● **WRITTEN PROBLEM**
Write out the full listing exactly as given, minus the images.

___ COLLECTED DATA ___

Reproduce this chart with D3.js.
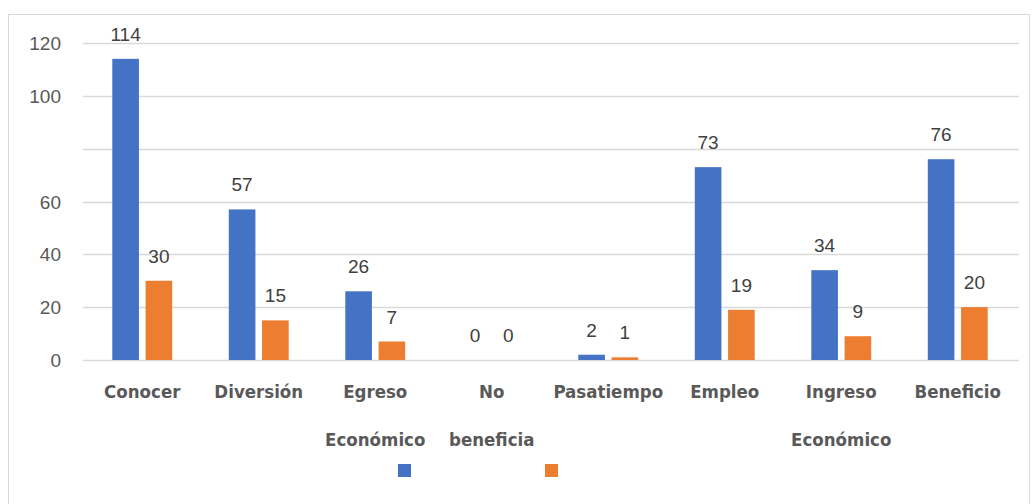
<!DOCTYPE html>
<html><head><meta charset="utf-8">
<script src="https://cdn.jsdelivr.net/npm/d3@7"></script>
<style>body{margin:0;background:#fff}svg{display:block}</style>
</head><body><svg id="c" width="1032" height="504"></svg>
<script>
const categories = [["Conocer"],["Diversión"],["Egreso","Económico"],["No","beneficia"],["Pasatiempo"],["Empleo"],["Ingreso","Económico"],["Beneficio"]];
const seriesA = [114,57,26,0,2,73,34,76];
const seriesB = [30,15,7,0,1,19,9,20];
const tickValues = [0,20,40,60,80,100,120];
const tickLabels = ["0","20","40","60","","100","120"];
const colors = ["#4472C4","#ED7D31"];

const svg = d3.select("#c");
svg.append("rect").attr("x",8.5).attr("y",14.5).attr("width",1021).attr("height",500)
  .attr("fill","#fff").attr("stroke","#d9d9d9");

const x = d3.scaleBand().domain(d3.range(categories.length)).range([84,1016]);
const y = d3.scaleLinear().domain([0,120]).range([360,43]);
const inner = d3.scaleBand().domain([0,1]).range([0,x.bandwidth()]).paddingInner(0.2).paddingOuter(0.85);

svg.append("g").selectAll("line").data(tickValues).join("line")
  .attr("x1",83).attr("x2",1019).attr("y1",d=>Math.round(y(d))+0.5).attr("y2",d=>Math.round(y(d))+0.5)
  .attr("stroke","#d9d9d9").attr("stroke-width",1.5);

svg.append("g").selectAll("text").data(tickValues).join("text")
  .attr("x",61).attr("y",d=>y(d)+7).attr("text-anchor","end")
  .attr("font-family","Liberation Sans, Arial, sans-serif").attr("font-size",19).attr("fill","#595959")
  .text((d,i)=>tickLabels[i]);

[seriesA,seriesB].forEach((s,si)=>{
  const g = svg.append("g");
  g.selectAll("rect").data(s).join("rect")
    .attr("x",(d,i)=>x(i)+inner(si)).attr("width",inner.bandwidth())
    .attr("y",d=>y(d)).attr("height",d=>y(0)-y(d)).attr("fill",colors[si]);
  g.selectAll("text").data(s).join("text")
    .attr("x",(d,i)=>x(i)+inner(si)+inner.bandwidth()/2).attr("y",d=>y(d)-18)
    .attr("text-anchor","middle")
    .attr("font-family","Liberation Sans, Arial, sans-serif").attr("font-size",19).attr("fill","#404040")
    .text(d=>d);
});

const xl = svg.append("g");
categories.forEach((lines,i)=>{
  lines.forEach((t,j)=>{
    xl.append("text").attr("x",x(i)+x.bandwidth()/2).attr("y",398+j*48)
      .attr("text-anchor","middle").attr("font-family","DejaVu Sans Condensed, DejaVu Sans, sans-serif")
      .attr("font-weight","bold").attr("font-size",18.5).attr("fill","#595959").text(t);
  });
});

const legendX = [398,545];
svg.append("g").selectAll("rect").data(colors).join("rect")
  .attr("x",(d,i)=>legendX[i]).attr("y",464).attr("width",13).attr("height",13).attr("fill",d=>d);
</script></body></html>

___

● **COMPLETED TASK**
Reproduce this chart with D3.js.
<!DOCTYPE html>
<html><head><meta charset="utf-8">
<script src="https://cdn.jsdelivr.net/npm/d3@7"></script>
<style>body{margin:0;background:#fff}svg{display:block}</style>
</head><body><svg id="c" width="1032" height="504"></svg>
<script>
const categories = [["Conocer"],["Diversión"],["Egreso","Económico"],["No","beneficia"],["Pasatiempo"],["Empleo"],["Ingreso","Económico"],["Beneficio"]];
const seriesA = [114,57,26,0,2,73,34,76];
const seriesB = [30,15,7,0,1,19,9,20];
const tickValues = [0,20,40,60,80,100,120];
const tickLabels = ["0","20","40","60","","100","120"];
const colors = ["#4472C4","#ED7D31"];

const svg = d3.select("#c");
svg.append("rect").attr("x",8.5).attr("y",14.5).attr("width",1021).attr("height",500)
  .attr("fill","#fff").attr("stroke","#d9d9d9");

const x = d3.scaleBand().domain(d3.range(categories.length)).range([84,1016]);
const y = d3.scaleLinear().domain([0,120]).range([360,43]);
const inner = d3.scaleBand().domain([0,1]).range([0,x.bandwidth()]).paddingInner(0.2).paddingOuter(0.85);

svg.append("g").selectAll("line").data(tickValues).join("line")
  .attr("x1",83).attr("x2",1019).attr("y1",d=>Math.round(y(d))+0.5).attr("y2",d=>Math.round(y(d))+0.5)
  .attr("stroke","#d9d9d9").attr("stroke-width",1.5);

svg.append("g").selectAll("text").data(tickValues).join("text")
  .attr("x",61).attr("y",d=>y(d)+7).attr("text-anchor","end")
  .attr("font-family","Liberation Sans, Arial, sans-serif").attr("font-size",19).attr("fill","#595959")
  .text((d,i)=>tickLabels[i]);

[seriesA,seriesB].forEach((s,si)=>{
  const g = svg.append("g");
  g.selectAll("rect").data(s).join("rect")
    .attr("x",(d,i)=>x(i)+inner(si)).attr("width",inner.bandwidth())
    .attr("y",d=>y(d)).attr("height",d=>y(0)-y(d)).attr("fill",colors[si]);
  g.selectAll("text").data(s).join("text")
    .attr("x",(d,i)=>x(i)+inner(si)+inner.bandwidth()/2).attr("y",d=>y(d)-18)
    .attr("text-anchor","middle")
    .attr("font-family","Liberation Sans, Arial, sans-serif").attr("font-size",19).attr("fill","#404040")
    .text(d=>d);
});

const xl = svg.append("g");
categories.forEach((lines,i)=>{
  lines.forEach((t,j)=>{
    xl.append("text").attr("x",x(i)+x.bandwidth()/2).attr("y",398+j*48)
      .attr("text-anchor","middle").attr("font-family","DejaVu Sans Condensed, DejaVu Sans, sans-serif")
      .attr("font-weight","bold").attr("font-size",18.5).attr("fill","#595959").text(t);
  });
});

const legendX = [398,545];
svg.append("g").selectAll("rect").data(colors).join("rect")
  .attr("x",(d,i)=>legendX[i]).attr("y",464).attr("width",13).attr("height",13).attr("fill",d=>d);
</script></body></html>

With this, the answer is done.